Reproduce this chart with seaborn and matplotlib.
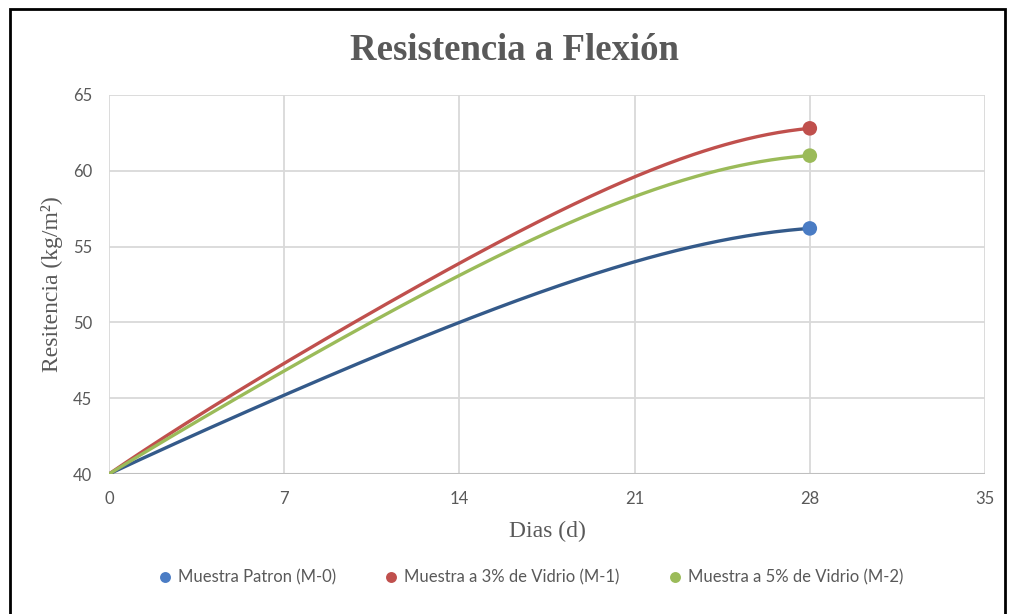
import numpy as np
import pandas as pd
import matplotlib
matplotlib.use("Agg")
import matplotlib.pyplot as plt
import seaborn as sns
from matplotlib.patches import Rectangle

dias = [0, 7, 14, 21, 28]
m0 = [40.0, 45.2, 50.0, 54.0, 56.2]
m1 = [40.0, 47.3, 53.9, 59.6, 62.8]
m2 = [40.0, 46.8, 53.1, 58.3, 61.0]
series = ['Muestra Patron (M-0)', 'Muestra a 3% de Vidrio (M-1)', 'Muestra a 5% de Vidrio (M-2)']
line_colors = ['#345A8A', '#C0504D', '#9BBB59']
marker_colors = ['#4A7CC4', '#C0504D', '#9BBB59']

sns.set_style('white')
grey = '#595959'

fig = plt.figure(figsize=(10.11, 6.14), dpi=100)
ax = fig.add_axes([0.1078, 0.228, 0.8665, 0.6173])

# smooth curves through the points
rows = []
for name, vals in zip(series, [m0, m1, m2]):
    coef = np.polyfit(dias, vals, len(dias) - 1)
    xs = np.linspace(dias[0], dias[-1], 200)
    for x, y in zip(xs, np.polyval(coef, xs)):
        rows.append({'dias': x, 'res': y, 'serie': name})
curves = pd.DataFrame(rows)
ends = pd.DataFrame({'dias': [dias[-1]] * 3, 'res': [m0[-1], m1[-1], m2[-1]], 'serie': series})

sns.lineplot(data=curves, x='dias', y='res', hue='serie', palette=line_colors,
             linewidth=2.4, ax=ax, legend=False, sort=False)
sns.scatterplot(data=ends, x='dias', y='res', hue='serie', palette=marker_colors,
                s=110, edgecolor='none', ax=ax, zorder=5)

ax.set_xlim(0, 35)
ax.set_ylim(40, 65)
ax.set_xticks([0, 7, 14, 21, 28, 35])
ax.set_yticks([40, 45, 50, 55, 60, 65])
ax.grid(True, color='#D9D9D9', linewidth=1.3)
ax.set_axisbelow(True)
for s in ax.spines.values():
    s.set_visible(False)
ax.axhline(40, color='#BFBFBF', linewidth=1.5, zorder=1)
ax.tick_params(axis='both', length=0, labelsize=12, labelcolor=grey, pad=12)
for lab in ax.get_xticklabels() + ax.get_yticklabels():
    lab.set_family('Lato')

ax.set_xlabel('Dias (d)', family='Liberation Serif', fontsize=17, color=grey, labelpad=10)
ax.set_ylabel('Resitencia (kg/m²)', family='Liberation Serif', fontsize=17, color=grey, labelpad=7)

fig.text(0.509, 0.918, 'Resistencia a Flexión', ha='center', va='center',
         family='Liberation Serif', fontweight='bold', fontsize=26.5, color=grey)

leg = ax.legend(loc='center', bbox_to_anchor=(0.52, 0.059), bbox_transform=fig.transFigure,
                ncol=3, frameon=False, handletextpad=-0.2, columnspacing=2.3,
                markerscale=0.75, prop={'family': 'Lato', 'size': 12})
for t in leg.get_texts():
    t.set_color(grey)

fig.patches.append(Rectangle((0.01, -0.05), 0.984, 1.035, transform=fig.transFigure,
                             fill=False, edgecolor='black', linewidth=2))

fig.savefig('out.png', dpi=100)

..........

** To do **
Repeat the material above verbatim. Leave the pictures behind.

** The result **
Reproduce this chart with seaborn and matplotlib.
import numpy as np
import pandas as pd
import matplotlib
matplotlib.use("Agg")
import matplotlib.pyplot as plt
import seaborn as sns
from matplotlib.patches import Rectangle

dias = [0, 7, 14, 21, 28]
m0 = [40.0, 45.2, 50.0, 54.0, 56.2]
m1 = [40.0, 47.3, 53.9, 59.6, 62.8]
m2 = [40.0, 46.8, 53.1, 58.3, 61.0]
series = ['Muestra Patron (M-0)', 'Muestra a 3% de Vidrio (M-1)', 'Muestra a 5% de Vidrio (M-2)']
line_colors = ['#345A8A', '#C0504D', '#9BBB59']
marker_colors = ['#4A7CC4', '#C0504D', '#9BBB59']

sns.set_style('white')
grey = '#595959'

fig = plt.figure(figsize=(10.11, 6.14), dpi=100)
ax = fig.add_axes([0.1078, 0.228, 0.8665, 0.6173])

# smooth curves through the points
rows = []
for name, vals in zip(series, [m0, m1, m2]):
    coef = np.polyfit(dias, vals, len(dias) - 1)
    xs = np.linspace(dias[0], dias[-1], 200)
    for x, y in zip(xs, np.polyval(coef, xs)):
        rows.append({'dias': x, 'res': y, 'serie': name})
curves = pd.DataFrame(rows)
ends = pd.DataFrame({'dias': [dias[-1]] * 3, 'res': [m0[-1], m1[-1], m2[-1]], 'serie': series})

sns.lineplot(data=curves, x='dias', y='res', hue='serie', palette=line_colors,
             linewidth=2.4, ax=ax, legend=False, sort=False)
sns.scatterplot(data=ends, x='dias', y='res', hue='serie', palette=marker_colors,
                s=110, edgecolor='none', ax=ax, zorder=5)

ax.set_xlim(0, 35)
ax.set_ylim(40, 65)
ax.set_xticks([0, 7, 14, 21, 28, 35])
ax.set_yticks([40, 45, 50, 55, 60, 65])
ax.grid(True, color='#D9D9D9', linewidth=1.3)
ax.set_axisbelow(True)
for s in ax.spines.values():
    s.set_visible(False)
ax.axhline(40, color='#BFBFBF', linewidth=1.5, zorder=1)
ax.tick_params(axis='both', length=0, labelsize=12, labelcolor=grey, pad=12)
for lab in ax.get_xticklabels() + ax.get_yticklabels():
    lab.set_family('Lato')

ax.set_xlabel('Dias (d)', family='Liberation Serif', fontsize=17, color=grey, labelpad=10)
ax.set_ylabel('Resitencia (kg/m²)', family='Liberation Serif', fontsize=17, color=grey, labelpad=7)

fig.text(0.509, 0.918, 'Resistencia a Flexión', ha='center', va='center',
         family='Liberation Serif', fontweight='bold', fontsize=26.5, color=grey)

leg = ax.legend(loc='center', bbox_to_anchor=(0.52, 0.059), bbox_transform=fig.transFigure,
                ncol=3, frameon=False, handletextpad=-0.2, columnspacing=2.3,
                markerscale=0.75, prop={'family': 'Lato', 'size': 12})
for t in leg.get_texts():
    t.set_color(grey)

fig.patches.append(Rectangle((0.01, -0.05), 0.984, 1.035, transform=fig.transFigure,
                             fill=False, edgecolor='black', linewidth=2))

fig.savefig('out.png', dpi=100)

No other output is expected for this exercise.